Former Rangers outfielder Tom Grieve, who was born and raised in Massachusetts, didn’t know much about country music when he moved to Texas with the team in 1972. But he learned quickly about Charley Pride, who showed up to work out with the team in Spring Training even as he was emerging as an international superstar in the 1970s with hits like “Kiss an Angel Good Mornin’.”

“He took it seriously,” said Grieve, now a Rangers TV broadcaster. “He wasn’t just some celebrity out there running around. He worked hard, just like the rest of us, and did all the same drills.”

Former Rangers manager Billy Martin was a huge country music fan and one day decided to let Pride be in the starting lineup for a Spring Training game against the Orioles. This was when the Rangers were training in Pompano Beach, Fla. Future Hall of Famer Jim Palmer was pitching for the Orioles.
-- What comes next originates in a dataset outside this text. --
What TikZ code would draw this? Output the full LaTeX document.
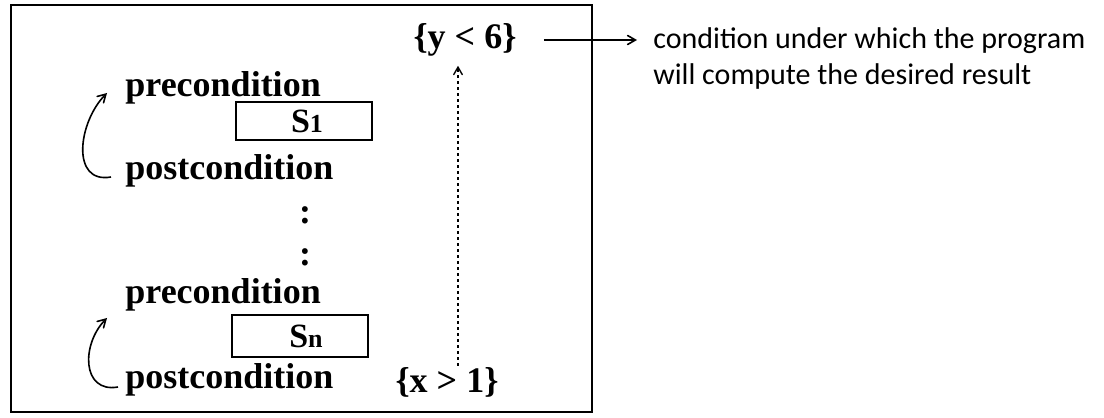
\documentclass[tikz,border=0pt]{standalone}
\usepackage{fontspec}
\setmainfont{Liberation Serif}
\newfontfamily\handfont{Carlito}
\usetikzlibrary{arrows}
\tikzset{
    cond/.style={
        anchor=west,
        inner sep=0pt,
        font=\fontsize{18}{20}\selectfont\bfseries
    },
    assertion/.style={
        inner sep=0pt,
        font=\fontsize{18}{20}\selectfont\bfseries
    },
    stmt/.style={
        draw,
        line width=0.8pt,
        minimum width=68pt,
        minimum height=19pt,
        inner sep=0pt,
        font=\fontsize{17}{19}\selectfont\bfseries
    },
    note/.style={
        anchor=west,
        align=left,
        inner sep=0pt,
        font=\fontsize{15}{18}\selectfont\handfont
    },
    hand arrow/.style={
        ->,>=angle 60,
        line width=0.8pt
    },
    proof arrow/.style={
        ->,>=angle 60,
        dash pattern=on 1.5pt off 1.5pt,
        line width=0.7pt
    }
}

\begin{document}
\begin{tikzpicture}[x=0.5pt, y=0.5pt]
    \useasboundingbox (0,0) rectangle (1104,418);
    \draw[line width=1pt] (11,6) rectangle (592,413);

    \node[cond] (pre1) at (125,330) {precondition};
    \node[stmt] (s1) at (304,297) {\hspace{3pt}S{\fontsize{13}{14}\selectfont 1}};
    \node[cond] (post1) at (125,247) {postcondition};
    \node[assertion] (dots1) at (305,203) {:};
    \node[assertion] (dots2) at (305,161) {:};
    \node[cond] (pre2) at (125,123) {precondition};
    \node[stmt, minimum height=21pt] (sn) at (300,82) {\hspace{6pt}S{\fontsize{13}{14}\selectfont n}};
    \node[cond] (post2) at (125,38) {postcondition};

    \node[assertion] (y6) at (465,378) {\{y < 6\}};
    \node[assertion] (x1) at (447,36) {\{x > 1\}};
    \node[note] (note) at (653,359) {condition under which the program\\will compute the desired result};

    \draw[hand arrow] ([xshift=-7pt,yshift=-3pt]post1.west) to[out=190, in=225, looseness=1.25] ([xshift=-9pt,yshift=-2.5pt]pre1.west);
    \draw[hand arrow] ([xshift=-3.5pt,yshift=-3.5pt]post2.west) to[out=190, in=225, looseness=1.35] ([xshift=-9pt,yshift=-11.5pt]pre2.west);

    \draw[proof arrow] ([xshift=5.5pt,yshift=0.5pt]x1.north) -- ([xshift=-3.5pt,yshift=-4.5pt]y6.south);

    \path (y6.east -| note.west) coordinate (noteIn);
    \draw[hand arrow] ([xshift=13.5pt]y6.east) -- ([xshift=-8pt]noteIn);
\end{tikzpicture}
\end{document}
“The Orioles got off the bus, and Jim Palmer was pitching. He walked by our batting cage and saw Charley taking batting practice,” Grieve said. “Charley was hitting with the regulars because he was in the lineup. Jim calls out, ‘Hey, Charley, I’m going to throw the same fastball to you as I throw to everybody else, but I won’t throw you any breaking balls.’

“Charley said, ‘Hey, Jim, do what you have to do. Throw whatever you want.’ First time up, Charley hits a hard ground ball to second base. The second time up, base hit up the middle. Then Billy Martin takes him out of the game. He goes 1-for-2 off Jim Palmer. Everybody was impressed. Country music may have been Charley’s No. 1 love, but baseball was a close second.”